Your company just became a meme stock. Do nothing.
Let’s say you’re the Chief Communications Officer for a company whose equity just became a meme stock — that is, a company that’s achieved sudden fanatical support among retail investors on Reddit, Discord, and other online public forums.
Your share price is reaching new heights at an alarming rate. Redditors are saying you’re misunderstood by hedge funds and institutional investors. Your board of directors, composed of people who aren’t active on Discord servers let alone aware of what one is, are completely puzzled by what’s occurring and who’s driving it. Your employees are watching on, getting questions from their friends and family, and — if they’re equity holders — running numbers in their heads about their own returns. Bloomberg, CNBC, the Wall Street Journal, and the rest of the financial media are banging down your door.

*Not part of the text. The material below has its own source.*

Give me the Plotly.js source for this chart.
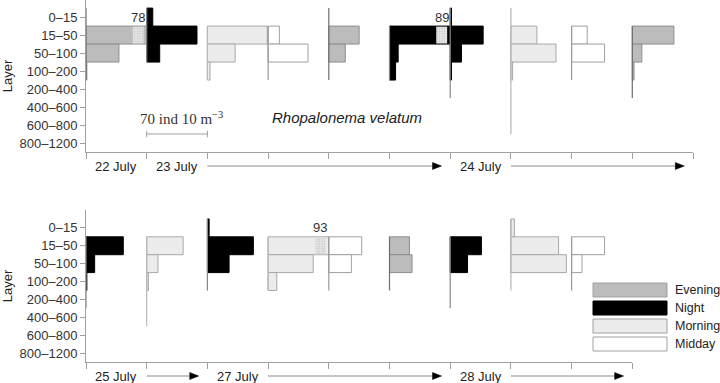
<!DOCTYPE html>
<html>
<head>
<meta charset="utf-8">
<script src="https://cdn.plot.ly/plotly-3.0.1.min.js"></script>
<style>html,body{margin:0;padding:0;background:#fff;}#chart{width:720px;height:383px;}</style>
</head>
<body>
<div id="chart"></div>
<script>
// ---------- DATA ----------
const layers = ['0–15', '15–50', '50–100', '100–200', '200–400', '400–600', '600–800', '800–1200'];
const periods = ['Evening', 'Night', 'Morning', 'Midday'];
const SCALE = 70; // ind 10 m^-3 per column

// top panel (22–24 July): one array per sample, null = not sampled
const topPeriods = ['Evening', 'Night', 'Morning', 'Midday', 'Evening', 'Night', 'Night', 'Morning', 'Midday', 'Evening'];
const top22JulEvening = [0, 78, 38, 1, null, null, null, null];
const top23JulNight   = [7, 58, 15, null, null, null, null, null];
const top23JulMorning = [null, 69, 32, 3, null, null, null, null];
const top23JulMidday  = [null, 13, 46, 0, null, null, null, null];
const top23JulEvening = [0, 35, 19, 0, null, null, null, null];
const top23JulNight2  = [null, 89, 10, 7, null, null, null, null];
const top24JulNight   = [1.5, 38, 13, 1.5, 0, null, null, null];
const top24JulMorning = [0, 30, 52, 2, 0, 0, 0, null];
const top24JulMidday  = [null, 18, 38, 0, null, null, null, null];
const top24JulEvening = [null, 48, 11, 2, 0, null, null, null];
const topSamples = [top22JulEvening, top23JulNight, top23JulMorning, top23JulMidday, top23JulEvening,
                    top23JulNight2, top24JulNight, top24JulMorning, top24JulMidday, top24JulEvening];

// bottom panel (25–28 July)
const botPeriods = ['Night', 'Morning', 'Night', 'Morning', 'Midday', 'Evening', 'Night', 'Morning', 'Midday'];
const bot25JulNight   = [null, 43, 10, 1, 0, null, null, null];
const bot25JulMorning = [null, 42, 13, 2, 0, 0, null, null];
const bot27JulNight   = [2, 53, 25, 0, null, null, null, null];
const bot27JulMorning = [null, 93, 52, 10, null, null, null, null];
const bot27JulMidday  = [null, 38, 26, 0, null, null, null, null];
const bot27JulEvening = [null, 23, 26, 0, null, null, null, null];
const bot28JulNight   = [null, 36, 20, 0, 0, null, null, null];
const bot28JulMorning = [4, 55, 64, 0, null, null, null, null];
const bot28JulMidday  = [null, 38, 12, 0, null, null, null, null];
const botSamples = [bot25JulNight, bot25JulMorning, bot27JulNight, bot27JulMorning, bot27JulMidday,
                    bot27JulEvening, bot28JulNight, bot28JulMorning, bot28JulMidday];

// date labels (column index) and arrows (column spans)
const topDates = ['22 July', '23 July', '24 July'];
const topDateCols = [0, 1, 6];
const topArrows = [[2, 5], [7, 9]];
const botDates = ['25 July', '27 July', '28 July'];
const botDateCols = [0, 2, 6];
const botArrows = [[1, 1], [3, 5], [7, 8]];

// ---------- STYLE ----------
const fillC = {Evening: '#bcbcbc', Night: '#000000', Morning: '#ececec', Midday: '#ffffff'};
const edgeC = {Evening: '#8e8e8e', Night: '#000000', Morning: '#a8a8a8', Midday: '#a0a0a0'};
const baseC = {Evening: '#6e6e6e', Night: '#888888', Morning: '#b8b8b8', Midday: '#999999'};
const FONT = 'Liberation Sans, Arial, sans-serif';
const L = 86, R = 27, PW = 720 - L - R;
const PLOT_H = 362, PANEL_H = 152;
const pxPerUnit = PW / (topSamples.length * SCALE);

const traces = [];
const annotations = [];
const shapes = [];

function buildPanel(samples, pers, xa, ya) {
  const bars = {}, lines = {};
  periods.forEach(p => {
    bars[p] = {type: 'bar', orientation: 'h', x: [], y: [], base: [], width: 1, xaxis: xa, yaxis: ya,
      marker: {color: fillC[p], line: {color: edgeC[p], width: 1}}, hoverinfo: 'skip', showlegend: false};
    lines[p] = {type: 'scatter', mode: 'lines', x: [], y: [], xaxis: xa, yaxis: ya,
      line: {color: baseC[p], width: 1.2}, hoverinfo: 'skip', showlegend: false};
  });
  const brk = {type: 'bar', orientation: 'h', x: [], y: [], base: [], width: 0.94, xaxis: xa, yaxis: ya,
    marker: {color: '#e2e2e2', line: {width: 0},
      pattern: {shape: '.', fgcolor: '#c4c4c4', bgcolor: '#e8e8e8', size: 2.5, solidity: 0.3}},
    hoverinfo: 'skip', showlegend: false};
  samples.forEach((vals, i) => {
    const p = pers[i], off = i * SCALE;
    let first = -1, last = -1;
    vals.forEach((v, j) => {
      if (v === null) return;
      if (first < 0) first = j;
      last = j;
      if (v > 0) {
        bars[p].x.push(Math.min(v, SCALE));
        bars[p].y.push(j);
        bars[p].base.push(off);
      }
      if (v > SCALE) {
        brk.x.push(SCALE * 0.18);
        brk.y.push(j);
        brk.base.push(off + SCALE * 0.77);
        annotations.push({xref: xa, yref: ya, x: off + SCALE * 0.86, y: j - 1, text: String(v),
          showarrow: false, font: {family: FONT, size: 13, color: '#333'}, yanchor: 'middle'});
      }
    });
    if (first >= 0) {
      lines[p].x.push(off, off, null);
      lines[p].y.push(first - 0.5, last + 0.5, null);
    }
  });
  periods.forEach(p => traces.push(bars[p]));
  traces.push(brk);
  periods.forEach(p => traces.push(lines[p]));
}

buildPanel(topSamples, topPeriods, 'x', 'y');
buildPanel(botSamples, botPeriods, 'x2', 'y2');

function dateRow(dates, cols, arrows, xa, ya) {
  const yd = -14 / PANEL_H;
  dates.forEach((d, k) => {
    annotations.push({xref: xa, yref: ya + ' domain', x: (cols[k] + 0.5) * SCALE, y: yd, text: d,
      showarrow: false, xanchor: 'center', yanchor: 'middle', font: {family: FONT, size: 13, color: '#222'}});
  });
  const hl = 9 / pxPerUnit, hh = 3.5 / PANEL_H;
  arrows.forEach(([a, b]) => {
    const x0 = a * SCALE, tip = (b + 1) * SCALE - 10;
    shapes.push({type: 'line', xref: xa, yref: ya + ' domain', x0: x0, x1: tip - hl * 0.5, y0: yd, y1: yd,
      line: {color: '#8a8a8a', width: 1}});
    shapes.push({type: 'path', xref: xa, yref: ya + ' domain',
      path: `M${tip - hl},${yd + hh} L${tip},${yd} L${tip - hl},${yd - hh} Z`,
      fillcolor: '#000', line: {color: '#000', width: 0.5}});
  });
}
dateRow(topDates, topDateCols, topArrows, 'x', 'y');
dateRow(botDates, botDateCols, botArrows, 'x2', 'y2');

// scale bar
const sbY = 6.5;
shapes.push({type: 'line', xref: 'x', yref: 'y', x0: SCALE, x1: 2 * SCALE, y0: sbY, y1: sbY, line: {color: '#a0a0a0', width: 1}});
[SCALE, 2 * SCALE].forEach(xv => shapes.push({type: 'line', xref: 'x', yref: 'y', x0: xv, x1: xv,
  y0: sbY - 0.18, y1: sbY + 0.18, line: {color: '#a0a0a0', width: 1}}));
annotations.push({xref: 'x', yref: 'y', x: 1.5 * SCALE, y: 5.6, xshift: 4, text: SCALE + ' ind 10 m<sup>−3</sup>',
  showarrow: false, font: {family: 'Liberation Serif, Times New Roman, serif', size: 15, color: '#333'}});
annotations.push({xref: 'x', yref: 'y', x: 4.3 * SCALE, y: 5.6, text: '<i>Rhopalonema velatum</i>',
  showarrow: false, font: {family: FONT, size: 15, color: '#222'}});

// legend (drawn)
const lgX0 = (593 - L) / PW, lgX1 = (667 - L) / PW, lgTx = (673 - L) / PW;
periods.forEach((p, k) => {
  const yc = (PLOT_H - (290 + 18 * k)) / PLOT_H, h = 7 / PLOT_H;
  shapes.push({type: 'rect', xref: 'paper', yref: 'paper', x0: lgX0, x1: lgX1, y0: yc - h, y1: yc + h,
    fillcolor: fillC[p], line: {color: p === 'Night' ? '#000' : '#a0a0a0', width: 1}});
  annotations.push({xref: 'paper', yref: 'paper', x: lgTx, y: yc, text: p, showarrow: false,
    xanchor: 'left', yanchor: 'middle', font: {family: FONT, size: 12.5, color: '#222'}});
});

const yAxisBase = {tickmode: 'array', tickvals: layers.map((_, i) => i), ticktext: layers,
  showgrid: false, zeroline: false, showline: true, linecolor: '#a0a0a0', linewidth: 1,
  ticks: 'outside', ticklen: 5, tickcolor: '#a0a0a0', tickfont: {family: FONT, size: 13, color: '#333'},
  title: {text: 'Layer', font: {family: FONT, size: 13, color: '#222'}, standoff: 4}};
const xAxisBase = {showgrid: false, zeroline: false, showline: true, linecolor: '#a0a0a0', linewidth: 1,
  ticks: 'outside', ticklen: 6, tickcolor: '#a0a0a0', showticklabels: false, tickmode: 'array'};

const layout = {
  width: 720, height: 383,
  margin: {l: L, r: R, t: 0, b: 383 - PLOT_H},
  paper_bgcolor: '#fff', plot_bgcolor: '#fff',
  barmode: 'overlay', showlegend: false,
  xaxis: Object.assign({}, xAxisBase, {domain: [0, 1], range: [0, topSamples.length * SCALE], anchor: 'y',
    tickvals: topSamples.concat([null]).map((_, i) => i * SCALE)}),
  yaxis: Object.assign({}, yAxisBase, {domain: [1 - PANEL_H / PLOT_H, 1], range: [7.5, -0.95], anchor: 'x'}),
  xaxis2: Object.assign({}, xAxisBase, {domain: [0, botSamples.length / topSamples.length],
    range: [0, botSamples.length * SCALE], anchor: 'y2',
    tickvals: botSamples.concat([null]).map((_, i) => i * SCALE)}),
  yaxis2: Object.assign({}, yAxisBase, {domain: [0, PANEL_H / PLOT_H], range: [7.5, -1.0], anchor: 'x2'}),
  annotations: annotations, shapes: shapes
};

Plotly.newPlot('chart', traces, layout, {displayModeBar: false, staticPlot: true});
</script>
</body>
</html>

As the communications leader, your management team is looking to you to plot a path forward through a situation with little precedent.
Should the company try and take advantage of the moment to grab media attention and educate the market on its business? Should your CEO Tweet back to the celebrity investor who posted a screenshot of their trade confirmation accompanied by a string of rocketship emojis?
Or do you try and remind investors and the public about your fundamentals and reiterate guidance in the hope of reducing volatility and stabilizing the stock? Perhaps announce an investor day to present your long-term plan?
And how do you give the board and employees a feeling management has its arms around what’s happening and where it’s going?
This is a lot to process, and there will be plenty of people inside and outside the building with strong opinions that you need to Do Something about your newfound bubble status.
Do the opposite.
Well, externally at least. Internal audiences — employees and board members — absolutely need your continuous dialogue explaining what’s happening, why it’s happening, and what you plan to do, or not do, about it. But trying to do anything else will complicate the situation even further and subject the company to additional potential reputational and legal risks.
Adopting an aggressive proactive media strategy may feel good, fire up your new supporters, and convey a sense that you’re taking the bull by the horns. What better time to do media than when the stock is ripping upward and potential customers are paying attention? It’s what you might do if you just reported a monster quarter.
But since you know the run-up is artificial — driven by short-term motivations and not a financial or strategic catalyst — you risk being seen as opportunistically adding fuel to a fire and losing credibility with investors once there’s a return to more normal trading conditions.
Trying to cool the market through comms also poses outsize risk. For one, it draws into question whether the company is acting in shareholders’ interest — or rather, which groups of shareholders it’s acting in the interests of. And if you believe shares are destined to return to more rational prices over time, do you need to aid it in doing so? All you’ll have done is make enemies of your new shareholders who are actively rooting for you and your strategy. You might get some plaudits from professional talking heads for being the adult in the room, but that credit won’t carry over when you report disappointing earnings in a future quarter.
And no matter whether you fan or douse the flames, you’re likely to trigger a shareholder lawsuit — to steal from Matt Levine, everything is securities fraud.
That’s what makes this scenario so fascinating. It’s the Kobayashi-Maru of corporate communications. Sometimes the only winning move is not to play.